Translation: Draft a will, won’t ya, if only to give your poor parents one less thing to worry about if you go all James Dean. And remember that your kids will be too stupid to get your money unless you make sure they have at least as much life experience as you do now before they can flitter away all their inheritance.
Myth 5. I created a Trust so I am fine and protected from probate.
Oblad: “One of the biggest reasons I don’t like online assistance is that it only helps out in the drafting of estate planning documents. A simple executed trust does not protect you from probate. A “funded” trust is the only way you can avoid probate. When I review a trust for a client that had already been drafted the #1 issue is the “funding” of the trust. Funding is the actual transfer of title or interest to your executed trust. In short, you could draft a trust which tells your kids what to do with your house after you die. However, if you don’t physically transfer your home from yourself to the trust (usually via Quit Claim Deed or Grant, Bargain, Sale Deed) your trust is worthless and your kids will still have to go through probate to sell or rent your home. In addition, you must contact any life insurance company to switch the beneficiary from your kids to your trust if you had the intent to delay payment to your children. Funding the Trust is key.”
Translation: Seriously, computer software doesn’t need UNLV tickets, so use me! Plus, you’ll need more than just a will. It’s a lawyer-powered trust you’ll need to make things go smoothly after you pass on and they build a statue in your honor.
Myth 6. If I die without a will my spouse will get everything.
Oblad: “Not necessarily. State laws vary, but in most states, dying without a will (intestate), your assets will be divided among your spouse and your children. In New York, for example, when someone dies intestate, the spouse gets the first $50,000 of the estate, and what’s left is divided 50-50 among the spouse and the children. This could lead to many issues and unintended consequences. What if you have black sheep children whom you don’t want to receive an inheritance, or what if your spouse is completely dependent on your income; now the spouse will have to share necessary funds with the children?”
Translation: State laws be crazy, so make no assumptions about how they’ll handle your stuff after you go.

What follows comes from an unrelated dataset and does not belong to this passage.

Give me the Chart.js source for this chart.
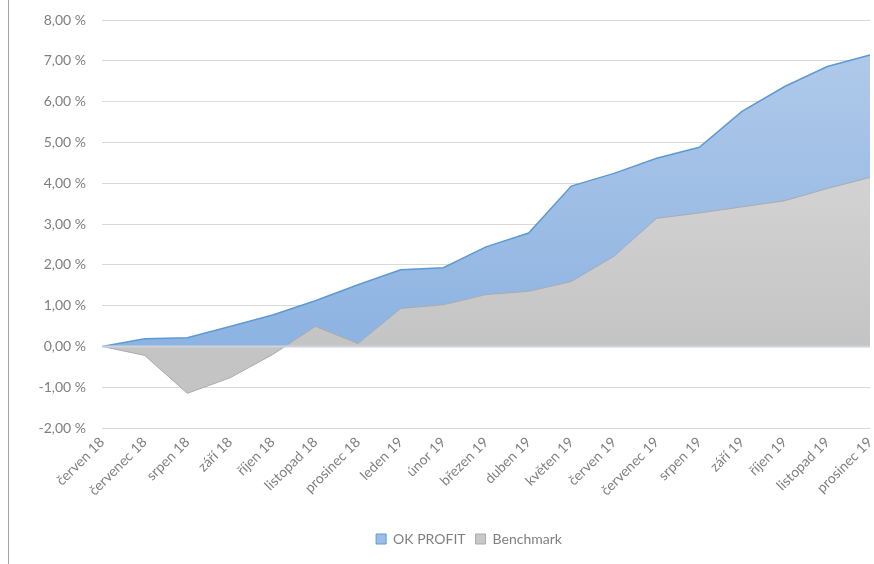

Get a will and trust so you can lord them over your spouse and kids, and make them try to one-up each other and please you enough to make sure they don’t get written out.

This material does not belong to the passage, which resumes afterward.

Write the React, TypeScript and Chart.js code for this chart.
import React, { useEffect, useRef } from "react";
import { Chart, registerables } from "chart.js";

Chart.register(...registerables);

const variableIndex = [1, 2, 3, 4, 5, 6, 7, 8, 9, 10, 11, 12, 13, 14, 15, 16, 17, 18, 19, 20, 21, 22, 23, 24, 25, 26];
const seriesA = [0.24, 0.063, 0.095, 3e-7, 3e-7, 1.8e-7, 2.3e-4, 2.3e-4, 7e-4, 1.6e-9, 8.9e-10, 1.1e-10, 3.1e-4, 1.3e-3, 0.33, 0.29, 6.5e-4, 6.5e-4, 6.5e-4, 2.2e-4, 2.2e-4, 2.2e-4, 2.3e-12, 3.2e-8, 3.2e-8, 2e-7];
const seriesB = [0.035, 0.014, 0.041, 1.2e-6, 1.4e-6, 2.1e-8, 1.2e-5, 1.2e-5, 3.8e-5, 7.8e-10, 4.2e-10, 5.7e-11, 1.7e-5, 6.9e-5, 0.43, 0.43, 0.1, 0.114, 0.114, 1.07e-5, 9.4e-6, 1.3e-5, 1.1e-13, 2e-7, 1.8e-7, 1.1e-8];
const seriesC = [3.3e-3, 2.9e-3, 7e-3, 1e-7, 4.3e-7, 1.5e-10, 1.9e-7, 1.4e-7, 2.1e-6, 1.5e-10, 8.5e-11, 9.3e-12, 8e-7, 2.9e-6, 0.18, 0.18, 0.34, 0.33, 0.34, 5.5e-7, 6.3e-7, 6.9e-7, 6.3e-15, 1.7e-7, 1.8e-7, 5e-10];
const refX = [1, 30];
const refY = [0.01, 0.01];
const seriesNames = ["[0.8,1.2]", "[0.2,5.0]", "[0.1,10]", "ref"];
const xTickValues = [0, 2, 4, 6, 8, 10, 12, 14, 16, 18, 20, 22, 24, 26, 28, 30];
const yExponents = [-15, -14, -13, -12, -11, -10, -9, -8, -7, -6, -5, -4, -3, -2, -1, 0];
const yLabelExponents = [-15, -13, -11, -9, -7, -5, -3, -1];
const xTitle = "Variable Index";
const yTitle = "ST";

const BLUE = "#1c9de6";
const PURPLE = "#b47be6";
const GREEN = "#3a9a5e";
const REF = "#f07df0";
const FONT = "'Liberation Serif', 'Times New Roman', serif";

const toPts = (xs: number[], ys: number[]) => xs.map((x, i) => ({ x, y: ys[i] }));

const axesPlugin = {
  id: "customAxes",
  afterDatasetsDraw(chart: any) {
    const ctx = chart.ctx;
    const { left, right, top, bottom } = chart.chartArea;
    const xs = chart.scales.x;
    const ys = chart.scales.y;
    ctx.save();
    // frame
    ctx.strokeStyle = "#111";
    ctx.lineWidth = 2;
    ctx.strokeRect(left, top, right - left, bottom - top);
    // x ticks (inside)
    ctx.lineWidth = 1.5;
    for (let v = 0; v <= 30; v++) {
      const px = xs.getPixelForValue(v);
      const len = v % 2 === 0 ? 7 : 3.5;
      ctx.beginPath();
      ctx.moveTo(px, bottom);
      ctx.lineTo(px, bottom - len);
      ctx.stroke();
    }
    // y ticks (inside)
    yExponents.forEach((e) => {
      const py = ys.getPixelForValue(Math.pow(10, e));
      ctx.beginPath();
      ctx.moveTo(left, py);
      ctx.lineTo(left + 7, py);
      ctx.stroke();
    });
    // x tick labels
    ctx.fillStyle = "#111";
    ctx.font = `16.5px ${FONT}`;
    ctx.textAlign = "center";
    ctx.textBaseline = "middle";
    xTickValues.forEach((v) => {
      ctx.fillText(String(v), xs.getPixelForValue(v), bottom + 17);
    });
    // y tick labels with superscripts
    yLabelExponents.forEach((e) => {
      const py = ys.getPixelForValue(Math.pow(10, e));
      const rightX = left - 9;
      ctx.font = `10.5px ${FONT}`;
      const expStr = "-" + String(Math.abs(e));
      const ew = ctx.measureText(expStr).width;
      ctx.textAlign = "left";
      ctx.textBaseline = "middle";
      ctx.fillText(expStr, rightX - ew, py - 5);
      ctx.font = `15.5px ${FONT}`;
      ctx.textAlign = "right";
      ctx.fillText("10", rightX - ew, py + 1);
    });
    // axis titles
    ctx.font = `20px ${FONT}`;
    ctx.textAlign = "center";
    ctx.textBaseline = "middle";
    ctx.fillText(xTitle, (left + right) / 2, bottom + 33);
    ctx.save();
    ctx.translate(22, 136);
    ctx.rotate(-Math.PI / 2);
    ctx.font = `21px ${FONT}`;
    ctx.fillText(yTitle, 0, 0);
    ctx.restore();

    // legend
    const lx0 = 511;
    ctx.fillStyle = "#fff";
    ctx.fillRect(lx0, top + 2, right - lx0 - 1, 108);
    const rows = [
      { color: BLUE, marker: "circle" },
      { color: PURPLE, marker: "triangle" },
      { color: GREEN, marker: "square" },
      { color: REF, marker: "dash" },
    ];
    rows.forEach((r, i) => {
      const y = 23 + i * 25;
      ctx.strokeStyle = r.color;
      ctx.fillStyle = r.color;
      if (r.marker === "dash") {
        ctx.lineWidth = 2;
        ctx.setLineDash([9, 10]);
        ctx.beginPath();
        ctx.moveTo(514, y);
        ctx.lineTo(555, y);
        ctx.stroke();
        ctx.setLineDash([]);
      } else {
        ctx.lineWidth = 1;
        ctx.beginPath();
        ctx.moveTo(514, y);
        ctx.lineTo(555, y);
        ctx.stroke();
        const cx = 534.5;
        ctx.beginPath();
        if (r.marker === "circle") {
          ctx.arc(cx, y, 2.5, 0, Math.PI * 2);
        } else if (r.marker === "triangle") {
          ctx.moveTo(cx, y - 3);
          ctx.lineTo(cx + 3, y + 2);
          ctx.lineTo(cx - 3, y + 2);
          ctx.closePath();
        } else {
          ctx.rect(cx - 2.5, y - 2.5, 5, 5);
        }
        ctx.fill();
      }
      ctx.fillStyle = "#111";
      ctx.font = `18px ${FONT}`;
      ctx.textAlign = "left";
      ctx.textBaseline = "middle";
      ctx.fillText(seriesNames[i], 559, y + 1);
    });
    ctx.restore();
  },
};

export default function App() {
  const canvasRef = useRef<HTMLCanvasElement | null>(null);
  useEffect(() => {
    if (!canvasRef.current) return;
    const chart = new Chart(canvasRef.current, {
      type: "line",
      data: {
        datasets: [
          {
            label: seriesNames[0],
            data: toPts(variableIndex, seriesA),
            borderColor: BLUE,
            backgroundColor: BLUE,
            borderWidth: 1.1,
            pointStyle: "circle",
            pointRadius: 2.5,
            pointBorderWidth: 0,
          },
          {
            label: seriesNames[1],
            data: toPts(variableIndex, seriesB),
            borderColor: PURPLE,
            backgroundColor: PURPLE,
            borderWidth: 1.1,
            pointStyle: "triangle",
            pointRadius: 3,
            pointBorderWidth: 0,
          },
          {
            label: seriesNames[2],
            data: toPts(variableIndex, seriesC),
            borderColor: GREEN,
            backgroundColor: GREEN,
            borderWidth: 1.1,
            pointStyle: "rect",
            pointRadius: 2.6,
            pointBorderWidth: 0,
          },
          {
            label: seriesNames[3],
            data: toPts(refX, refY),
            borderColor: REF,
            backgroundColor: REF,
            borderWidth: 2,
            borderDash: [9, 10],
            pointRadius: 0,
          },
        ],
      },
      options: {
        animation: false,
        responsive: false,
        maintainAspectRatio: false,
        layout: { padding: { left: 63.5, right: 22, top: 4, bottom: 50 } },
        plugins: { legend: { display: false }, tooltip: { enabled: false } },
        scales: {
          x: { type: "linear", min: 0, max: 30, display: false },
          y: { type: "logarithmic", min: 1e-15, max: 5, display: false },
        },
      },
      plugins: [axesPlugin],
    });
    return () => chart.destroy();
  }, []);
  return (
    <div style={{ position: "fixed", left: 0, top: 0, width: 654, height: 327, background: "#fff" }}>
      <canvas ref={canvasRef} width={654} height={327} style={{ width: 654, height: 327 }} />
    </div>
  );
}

Myth 7. All property should be transferred to my trust.
Oblad: “This is not true, and is another reason why an estate planning attorney should be consulted. Some retirement accounts can be transferred without probate if there is one living and named beneficiary. A trust is not a living person and thus you would still have to probate these retirement accounts.”
Translation: Smart lawyers who want to do right by you know what should happen to your money better than you do. Listen to their advice. And thank them by hooking them up with basketball tickets if you can.
What other questions do you have about estate planning? Does any of this myth-shattering surprise you?